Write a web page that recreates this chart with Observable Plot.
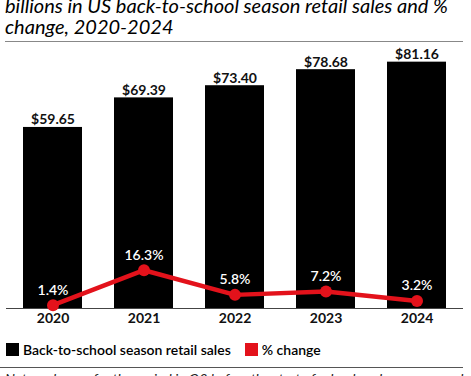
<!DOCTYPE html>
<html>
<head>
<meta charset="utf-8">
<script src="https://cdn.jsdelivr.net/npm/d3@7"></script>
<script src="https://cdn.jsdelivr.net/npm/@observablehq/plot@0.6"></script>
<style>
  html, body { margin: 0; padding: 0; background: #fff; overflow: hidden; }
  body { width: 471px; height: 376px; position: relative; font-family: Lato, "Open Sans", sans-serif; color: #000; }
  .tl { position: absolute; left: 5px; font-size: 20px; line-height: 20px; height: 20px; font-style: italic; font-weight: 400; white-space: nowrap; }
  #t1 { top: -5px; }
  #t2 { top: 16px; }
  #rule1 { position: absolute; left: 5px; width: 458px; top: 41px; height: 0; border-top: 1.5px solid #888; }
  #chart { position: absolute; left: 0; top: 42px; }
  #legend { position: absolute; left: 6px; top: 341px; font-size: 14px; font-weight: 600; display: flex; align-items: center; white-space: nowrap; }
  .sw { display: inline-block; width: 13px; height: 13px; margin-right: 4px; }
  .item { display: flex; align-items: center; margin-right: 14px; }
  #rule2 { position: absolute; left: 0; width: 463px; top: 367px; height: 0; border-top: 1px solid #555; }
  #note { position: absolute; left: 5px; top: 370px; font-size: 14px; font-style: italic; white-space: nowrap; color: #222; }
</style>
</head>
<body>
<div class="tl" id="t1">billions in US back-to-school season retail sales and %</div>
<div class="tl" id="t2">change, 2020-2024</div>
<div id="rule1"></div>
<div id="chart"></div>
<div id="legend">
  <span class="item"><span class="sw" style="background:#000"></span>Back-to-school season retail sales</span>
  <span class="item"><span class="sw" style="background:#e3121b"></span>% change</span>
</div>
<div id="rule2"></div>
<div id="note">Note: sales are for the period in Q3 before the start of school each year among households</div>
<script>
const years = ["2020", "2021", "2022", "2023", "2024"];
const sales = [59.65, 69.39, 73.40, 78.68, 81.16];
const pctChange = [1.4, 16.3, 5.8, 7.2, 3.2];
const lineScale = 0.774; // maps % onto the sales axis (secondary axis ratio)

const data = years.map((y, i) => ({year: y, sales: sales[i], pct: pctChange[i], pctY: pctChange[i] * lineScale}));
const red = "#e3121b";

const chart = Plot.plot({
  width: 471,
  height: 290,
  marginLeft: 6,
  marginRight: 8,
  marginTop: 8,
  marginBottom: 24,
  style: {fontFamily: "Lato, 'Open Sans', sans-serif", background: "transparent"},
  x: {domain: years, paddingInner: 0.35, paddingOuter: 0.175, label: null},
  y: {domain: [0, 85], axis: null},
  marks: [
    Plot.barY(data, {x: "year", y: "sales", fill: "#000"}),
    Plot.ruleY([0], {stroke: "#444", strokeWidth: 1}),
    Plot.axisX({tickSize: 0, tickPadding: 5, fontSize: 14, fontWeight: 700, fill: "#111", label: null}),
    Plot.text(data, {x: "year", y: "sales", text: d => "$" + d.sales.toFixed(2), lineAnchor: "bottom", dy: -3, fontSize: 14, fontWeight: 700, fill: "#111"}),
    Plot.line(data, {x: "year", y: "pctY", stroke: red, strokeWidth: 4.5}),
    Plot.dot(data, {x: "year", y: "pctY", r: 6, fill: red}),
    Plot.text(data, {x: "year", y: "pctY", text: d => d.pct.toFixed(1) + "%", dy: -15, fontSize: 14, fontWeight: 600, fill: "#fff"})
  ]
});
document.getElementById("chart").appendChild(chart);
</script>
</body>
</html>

============================================================

#### TASK REQUIREMENTS:
Repeat the data exactly, excluding the pictures.

#### REPLY:
Write a web page that recreates this chart with Observable Plot.
<!DOCTYPE html>
<html>
<head>
<meta charset="utf-8">
<script src="https://cdn.jsdelivr.net/npm/d3@7"></script>
<script src="https://cdn.jsdelivr.net/npm/@observablehq/plot@0.6"></script>
<style>
  html, body { margin: 0; padding: 0; background: #fff; overflow: hidden; }
  body { width: 471px; height: 376px; position: relative; font-family: Lato, "Open Sans", sans-serif; color: #000; }
  .tl { position: absolute; left: 5px; font-size: 20px; line-height: 20px; height: 20px; font-style: italic; font-weight: 400; white-space: nowrap; }
  #t1 { top: -5px; }
  #t2 { top: 16px; }
  #rule1 { position: absolute; left: 5px; width: 458px; top: 41px; height: 0; border-top: 1.5px solid #888; }
  #chart { position: absolute; left: 0; top: 42px; }
  #legend { position: absolute; left: 6px; top: 341px; font-size: 14px; font-weight: 600; display: flex; align-items: center; white-space: nowrap; }
  .sw { display: inline-block; width: 13px; height: 13px; margin-right: 4px; }
  .item { display: flex; align-items: center; margin-right: 14px; }
  #rule2 { position: absolute; left: 0; width: 463px; top: 367px; height: 0; border-top: 1px solid #555; }
  #note { position: absolute; left: 5px; top: 370px; font-size: 14px; font-style: italic; white-space: nowrap; color: #222; }
</style>
</head>
<body>
<div class="tl" id="t1">billions in US back-to-school season retail sales and %</div>
<div class="tl" id="t2">change, 2020-2024</div>
<div id="rule1"></div>
<div id="chart"></div>
<div id="legend">
  <span class="item"><span class="sw" style="background:#000"></span>Back-to-school season retail sales</span>
  <span class="item"><span class="sw" style="background:#e3121b"></span>% change</span>
</div>
<div id="rule2"></div>
<div id="note">Note: sales are for the period in Q3 before the start of school each year among households</div>
<script>
const years = ["2020", "2021", "2022", "2023", "2024"];
const sales = [59.65, 69.39, 73.40, 78.68, 81.16];
const pctChange = [1.4, 16.3, 5.8, 7.2, 3.2];
const lineScale = 0.774; // maps % onto the sales axis (secondary axis ratio)

const data = years.map((y, i) => ({year: y, sales: sales[i], pct: pctChange[i], pctY: pctChange[i] * lineScale}));
const red = "#e3121b";

const chart = Plot.plot({
  width: 471,
  height: 290,
  marginLeft: 6,
  marginRight: 8,
  marginTop: 8,
  marginBottom: 24,
  style: {fontFamily: "Lato, 'Open Sans', sans-serif", background: "transparent"},
  x: {domain: years, paddingInner: 0.35, paddingOuter: 0.175, label: null},
  y: {domain: [0, 85], axis: null},
  marks: [
    Plot.barY(data, {x: "year", y: "sales", fill: "#000"}),
    Plot.ruleY([0], {stroke: "#444", strokeWidth: 1}),
    Plot.axisX({tickSize: 0, tickPadding: 5, fontSize: 14, fontWeight: 700, fill: "#111", label: null}),
    Plot.text(data, {x: "year", y: "sales", text: d => "$" + d.sales.toFixed(2), lineAnchor: "bottom", dy: -3, fontSize: 14, fontWeight: 700, fill: "#111"}),
    Plot.line(data, {x: "year", y: "pctY", stroke: red, strokeWidth: 4.5}),
    Plot.dot(data, {x: "year", y: "pctY", r: 6, fill: red}),
    Plot.text(data, {x: "year", y: "pctY", text: d => d.pct.toFixed(1) + "%", dy: -15, fontSize: 14, fontWeight: 600, fill: "#fff"})
  ]
});
document.getElementById("chart").appendChild(chart);
</script>
</body>
</html>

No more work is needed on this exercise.